Edit

Share via


Import data wizard in the Azure portal

The Import data wizard in the Azure portal provides a no-code path to a queryable search index. It connects to a supported data source, configures optional AI enrichment and vectorization, infers an index schema, and loads content into the index. You can use the wizard for keyword search, RAG, and multimodal RAG.

The wizard supports:

  • Indexer pipeline creation, including an index, indexer, data source, and skillset.
  • Built-in indexers and Azure Logic Apps connectors.
  • Skills-based AI enrichment.
  • Data chunking and integrated vectorization, including multimodal embeddings.
  • Semantic ranking configuration.
  • Knowledge store creation.

What the wizard supports

This section describes the capabilities available in the wizard.

Built-in sample data

Built-in sample data for the hotels-sample index is no longer available. However, you can create an identical index by following Quickstart: Full-text search in the Azure portal.

Data sources

The wizard connects to the following data sources through built-in indexers or Logic Apps connectors (preview).

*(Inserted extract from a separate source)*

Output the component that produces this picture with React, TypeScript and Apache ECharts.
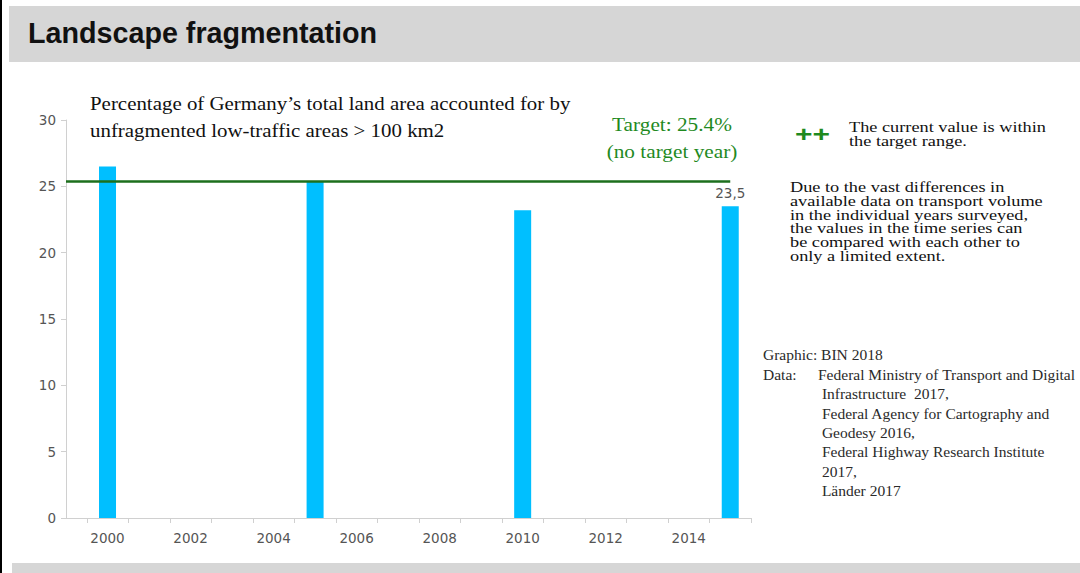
import React, { useEffect, useRef } from "react";
import * as echarts from "echarts";

const years = [2000, 2005, 2010, 2015];
const shares = [26.5, 25.4, 23.2, 23.5];
const targetValue = 25.4;
const xTickValues = [1999.5, 2000.5, 2001.5, 2002.5, 2003.5, 2004.5, 2005.5, 2006.5, 2007.5, 2008.5, 2009.5, 2010.5, 2011.5, 2012.5, 2013.5, 2014.5, 2015.5];
const xLabelValues = [2000, 2002, 2004, 2006, 2008, 2010, 2012, 2014];
const yTicks = [0, 5, 10, 15, 20, 25, 30];

const titleText = "Landscape fragmentation";
const subtitleLines = [
  "Percentage of Germany\u2019s total land area accounted for by",
  "unfragmented low-traffic areas > 100 km2",
];
const targetLines = ["Target: 25.4%", "(no target year)"];
const statusLines = ["The current value is within", "the target range."];
const noteLines = [
  "Due to the vast differences in",
  "available data on transport volume",
  "in the individual years surveyed,",
  "the values in the time series can",
  "be compared with each other to",
  "only a limited extent.",
];
const sourceLines = [
  "Federal Ministry of Transport and Digital",
  " Infrastructure  2017,",
  " Federal Agency for Cartography and",
  " Geodesy 2016,",
  " Federal Highway Research Institute",
  " 2017,",
  " L\u00e4nder 2017",
];

export default function App() {
  const ref = useRef<HTMLDivElement>(null);
  useEffect(() => {
    if (!ref.current) return;
    const chart = echarts.init(ref.current, undefined, { renderer: "svg" });
    const serif = "'Liberation Serif', 'Times New Roman', serif";
    const sans = "'Liberation Sans', Arial, sans-serif";
    const axisFont = "'DejaVu Sans', Verdana, sans-serif";
    const graphics: any[] = [
      { type: "rect", shape: { x: 0, y: 0, width: 2, height: 573 }, style: { fill: "#000" } },
      { type: "rect", shape: { x: 9, y: 6, width: 1071, height: 56 }, style: { fill: "#d6d6d6" } },
      { type: "rect", shape: { x: 12, y: 563, width: 1068, height: 10 }, style: { fill: "#d6d6d6" } },
      {
        type: "text", x: 28, y: 33,
        style: { text: titleText, font: `bold 28.7px ${sans}`, fill: "#111", verticalAlign: "middle" },
      },
      {
        type: "text", x: 90, y: 89.5, scaleX: 1.1,
        style: { text: subtitleLines.join("\n"), font: `19px ${serif}`, lineHeight: 27, fill: "#111", verticalAlign: "top" },
      },
      {
        type: "text", x: 672, y: 110.5, scaleX: 1.12,
        style: { text: targetLines.join("\n"), font: `19px ${serif}`, lineHeight: 27, fill: "#1f8a1f", align: "center", verticalAlign: "top" },
      },
      {
        type: "text", x: 795, y: 134, scaleX: 1.36,
        style: { text: "++", font: `bold 22px ${sans}`, fill: "#1f8a1f", verticalAlign: "middle" },
      },
      {
        type: "text", x: 849, y: 120, scaleX: 1.18,
        style: { text: statusLines.join("\n"), font: `15.5px ${serif}`, lineHeight: 14, fill: "#111", verticalAlign: "top" },
      },
      {
        type: "text", x: 790, y: 180.1, scaleX: 1.18,
        style: { text: noteLines.join("\n"), font: `15.5px ${serif}`, lineHeight: 13.8, fill: "#111", verticalAlign: "top" },
      },
      {
        type: "text", x: 763, y: 345.3,
        style: { text: "Graphic: BIN 2018\nData:", font: `15.5px ${serif}`, lineHeight: 19.4, fill: "#2a2a2a", verticalAlign: "top" },
      },
      {
        type: "text", x: 818, y: 364.7,
        style: { text: sourceLines.join("\n"), font: `15.5px ${serif}`, lineHeight: 19.4, fill: "#2a2a2a", verticalAlign: "top" },
      },
    ];

    const data = years.map((y, i) => {
      const item: any = { value: [y, shares[i]] };
      if (i === years.length - 1) {
        item.label = {
          show: true, position: "top", distance: 6,
          formatter: () => String(shares[i]).replace(".", ","),
          color: "#555", fontSize: 13.5, fontFamily: axisFont,
        };
      }
      return item;
    });

    chart.setOption({
      animation: false,
      grid: { left: 66, right: 329, top: 120, bottom: 55, containLabel: false },
      xAxis: {
        type: "value", min: 1999, max: 2015.5,
        axisLine: { show: true, lineStyle: { color: "#d0d0d0", width: 1 } },
        axisTick: { show: true, customValues: xTickValues, length: 5, lineStyle: { color: "#d0d0d0" } },
        axisLabel: { customValues: xLabelValues, color: "#555", fontSize: 13.5, fontFamily: axisFont, margin: 13, formatter: (v: number) => String(v) },
        splitLine: { show: false },
      },
      yAxis: {
        type: "value", min: 0, max: 30, interval: 5,
        axisLine: { show: true, lineStyle: { color: "#d0d0d0", width: 1 } },
        axisTick: { show: true, length: 5, lineStyle: { color: "#d0d0d0" } },
        axisLabel: { color: "#555", fontSize: 13.5, fontFamily: axisFont, margin: 10, customValues: yTicks },
        splitLine: { show: false },
      },
      series: [
        {
          type: "bar", data, barWidth: 17,
          itemStyle: { color: "#00bfff" },
          markLine: {
            symbol: "none", silent: true,
            label: { show: false },
            lineStyle: { color: "#1d6f1d", width: 2.5, type: "solid" },
            data: [[{ coord: [1999, targetValue] }, { coord: [2015, targetValue] }]],
          },
        },
      ],
      graphic: graphics,
    });
    return () => chart.dispose();
  }, []);
  return <div ref={ref} style={{ position: "absolute", left: 0, top: 0, width: 1080, height: 573, background: "#fff" }} />;
}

Data source Supported Connection
ADLS Gen2 Built-in indexer
Azure Blob Storage Built-in indexer
Azure File Storage Logic Apps connector
Azure Queues Logic Apps connector
Azure Table Storage Built-in indexer
Azure SQL Database and Managed Instance Built-in indexer
Cosmos DB for NoSQL Built-in indexer
Cosmos DB for MongoDB Built-in indexer
Cosmos DB for Apache Gremlin Built-in indexer
MySQL Not applicable
OneDrive Logic Apps connector
OneDrive for Business Logic Apps connector
OneLake Built-in indexer
Service Bus Logic Apps connector
SharePoint Logic Apps connector
SQL Server on virtual machines Built-in indexer

Tip

Instead of using a Logic Apps connector for Azure File Storage or SharePoint, you can use the Search Service REST APIs to programmatically index data from these sources. For more information, see Index data from Azure Files and Index data from SharePoint document libraries.

Skills

The following skills might appear in a wizard-generated skillset. After the skillset is created, you can modify its JSON definition to add or remove skills.

Skill Supported Description
AML Available for RAG and multimodal RAG only.
Azure Vision multimodal embedding Available for RAG and multimodal RAG only.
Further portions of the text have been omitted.